Americans take some pride in the fact that our elected officials, for all their heated rhetoric, don’t come close to the combative outrageousness seen hurled at the British prime minister during his frequent grapples with Parliament across the pond. Nor do we see in our Congress the frightful displays of fisticuffs that erupt in such places as the Taiwanese Parliament, where politicians wield the soles of the their shoes as blunt instruments. And it goes without saying that the U.S. has been blessedly spared the brutality endured in other nations where violence-fueled coups are almost commonplace.
By comparison, American politics can seem as staid as a quilting bee. But that doesn’t mean there isn’t a historical and contemporary tradition of incivility in American democracy.
A few examples.
George Washington has been exalted to demigod status by modern Americans. But even the Father of Our Country was not spared the slings and arrows of political critics in the young Republic. Some allies of Thomas Jefferson printed polemical broadsides questioning President Washington’s state of mind and spread rumors of his senility when he drew too closely to Federalist advisors.
Soon after, Washington’s former treasury secretary and fellow charter member of the Founding Fathers, Alexander Hamilton, was shot and killed in a politically motivated duel with then-Vice President Aaron Burr.
And then there was the case of Henry “Light Horse Harry” Lee, Revolutionary War hero, former governor of Virginia and father of Confederate General Robert E. Lee. When a group of pro-war Democratic-Republicans stormed the offices of the Baltimore Federal Republican newspaper for its opposition to the War of 1812, Henry Lee defended the paper’s editor from the thuggish mob.
Lee suffered extensive injuries, dying six years later from complications related to the beating he received from the partisan assailants. To put that into perspective, it would be as if John McCain -- like Lee a war hero and nationally known politician -- were beaten by a mob storming Fox News.
Perhaps the most egregious case of American politicians gone wild is that of Democratic Congressman Preston Brooks of South Carolina -- the home state of Joe “You Lie” Wilson.
But quite unlike Wilson, Brooks preferred to speak softly and carry a big Gutta-percha wood walking cane, with which he tried to de-brain the skull of Sen. Charles Sumner, who had given a fiery speech denouncing pro-slavery Southerners using some salty language. As a fellow congressman kept senators at bay with a pistol, Brooks bludgeoned Sumner on the Senate floor until the cane broke.
Though the attack shocked and outraged many Americans, Brooks found adulatory support from some South Carolinians, with several dozen sending him new canes, including one emblazoned: “Hit him again!”

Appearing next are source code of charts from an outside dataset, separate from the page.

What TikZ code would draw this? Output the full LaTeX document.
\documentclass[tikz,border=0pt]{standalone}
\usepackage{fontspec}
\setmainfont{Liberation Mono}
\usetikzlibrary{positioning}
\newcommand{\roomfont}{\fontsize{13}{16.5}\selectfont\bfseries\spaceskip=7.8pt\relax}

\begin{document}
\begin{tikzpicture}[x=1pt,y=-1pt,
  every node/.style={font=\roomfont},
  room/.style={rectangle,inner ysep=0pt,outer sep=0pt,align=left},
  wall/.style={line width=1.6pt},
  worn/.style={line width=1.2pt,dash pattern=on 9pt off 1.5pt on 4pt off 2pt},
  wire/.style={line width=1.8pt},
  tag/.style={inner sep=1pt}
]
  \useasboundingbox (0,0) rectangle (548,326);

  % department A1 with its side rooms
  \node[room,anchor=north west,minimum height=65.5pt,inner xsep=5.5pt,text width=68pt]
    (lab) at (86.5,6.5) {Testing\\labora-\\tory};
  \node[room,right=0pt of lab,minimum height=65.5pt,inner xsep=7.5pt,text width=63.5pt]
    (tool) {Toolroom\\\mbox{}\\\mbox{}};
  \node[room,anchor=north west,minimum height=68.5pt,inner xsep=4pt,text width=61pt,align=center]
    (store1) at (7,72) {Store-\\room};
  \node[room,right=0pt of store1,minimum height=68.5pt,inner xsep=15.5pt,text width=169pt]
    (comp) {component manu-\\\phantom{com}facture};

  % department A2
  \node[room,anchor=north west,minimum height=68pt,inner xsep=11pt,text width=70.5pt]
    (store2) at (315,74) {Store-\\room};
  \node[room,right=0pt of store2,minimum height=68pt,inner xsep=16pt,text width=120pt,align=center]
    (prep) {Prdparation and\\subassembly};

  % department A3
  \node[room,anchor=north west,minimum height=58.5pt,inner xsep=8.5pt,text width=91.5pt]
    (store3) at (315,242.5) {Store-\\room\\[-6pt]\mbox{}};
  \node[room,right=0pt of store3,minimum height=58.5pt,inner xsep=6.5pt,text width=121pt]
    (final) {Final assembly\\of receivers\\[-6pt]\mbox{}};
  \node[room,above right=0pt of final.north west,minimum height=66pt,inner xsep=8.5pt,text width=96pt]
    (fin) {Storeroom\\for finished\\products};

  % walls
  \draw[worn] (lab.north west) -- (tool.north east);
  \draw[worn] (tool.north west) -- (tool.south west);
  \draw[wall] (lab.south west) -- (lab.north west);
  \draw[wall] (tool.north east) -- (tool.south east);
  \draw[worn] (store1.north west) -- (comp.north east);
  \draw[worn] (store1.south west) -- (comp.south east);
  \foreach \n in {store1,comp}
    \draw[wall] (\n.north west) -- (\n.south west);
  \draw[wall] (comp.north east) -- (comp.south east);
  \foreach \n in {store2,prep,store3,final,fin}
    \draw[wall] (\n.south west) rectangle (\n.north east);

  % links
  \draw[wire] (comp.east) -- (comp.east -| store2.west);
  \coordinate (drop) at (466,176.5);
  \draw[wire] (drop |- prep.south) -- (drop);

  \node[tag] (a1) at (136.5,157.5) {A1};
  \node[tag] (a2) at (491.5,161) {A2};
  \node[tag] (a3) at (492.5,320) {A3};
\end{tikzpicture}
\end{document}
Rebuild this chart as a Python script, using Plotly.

Brooks deflected charges that he had intended to murder Sumner -- who thankfully recovered -- by arguing that if he wanted to kill the senator, he would have used a more effective weapon. Apparently his fellow lawmakers found that logic airtight, as Brooks faced down an expulsion vote in Congress. (Note to members of Congress: Shouting “You lie!” -- unacceptable. Caning a senator -- just part of the grand legislative tradition.)
Such times make adolescent verbal outbursts on the floor of Congress seem less than mortal strikes to civil discourse.
That is not to say that the current level of political debate is desirable. There are folks on the far left consumed by hatred for George W. Bush, with fringe elements claiming his conspiratorial complicity in the horrors of 9-11. There are folks on the far right consumed by hatred for Barack Obama, with fringe elements claiming him to be a Muslim Manchurian Candidate.
Unlike the first two centuries of the American experiment, we live in a time when a torrent of fire-and-brimstone partisan bile is spewed online and through the airwaves on a 24-hour basis. (Indeed, Fox News and MSNBC seem so farcically obsessed with deriding each other that if the cable news wars were a romantic comedy, one would expect Keith Olbermann and Bill O’Reilly to confess their secret love before the credits rolled.)
Never have we had so much noise and so little signal. Are we better off for it?
Rep. Wilson’s nationally televised outburst was not the death of civility in American politics. It has been dead for quite some time -- if it ever lived at all, at least in a widespread manner. (Even the so-called “Era of Good Feelings” that shone for eight brief years in the 19th century seemed warm and fuzzy only to the one dominant party of the day.)
But perhaps Wilson’s words can serve as an opportunity for all sides of the political spectrum to take a deep breath. Perhaps we can stop assuming the worst in those who see things differently from ourselves, and recognize that intelligent people of good intent can hold divergent viewpoints, but love this country just the same.
Perhaps we as a country will take this chance to agree to disagree, without being disagreeable.
Perhaps.
But given our nation’s long history of political incivility being profitably perpetuated by today’s pundits on the right and left, let’s not hold our breath.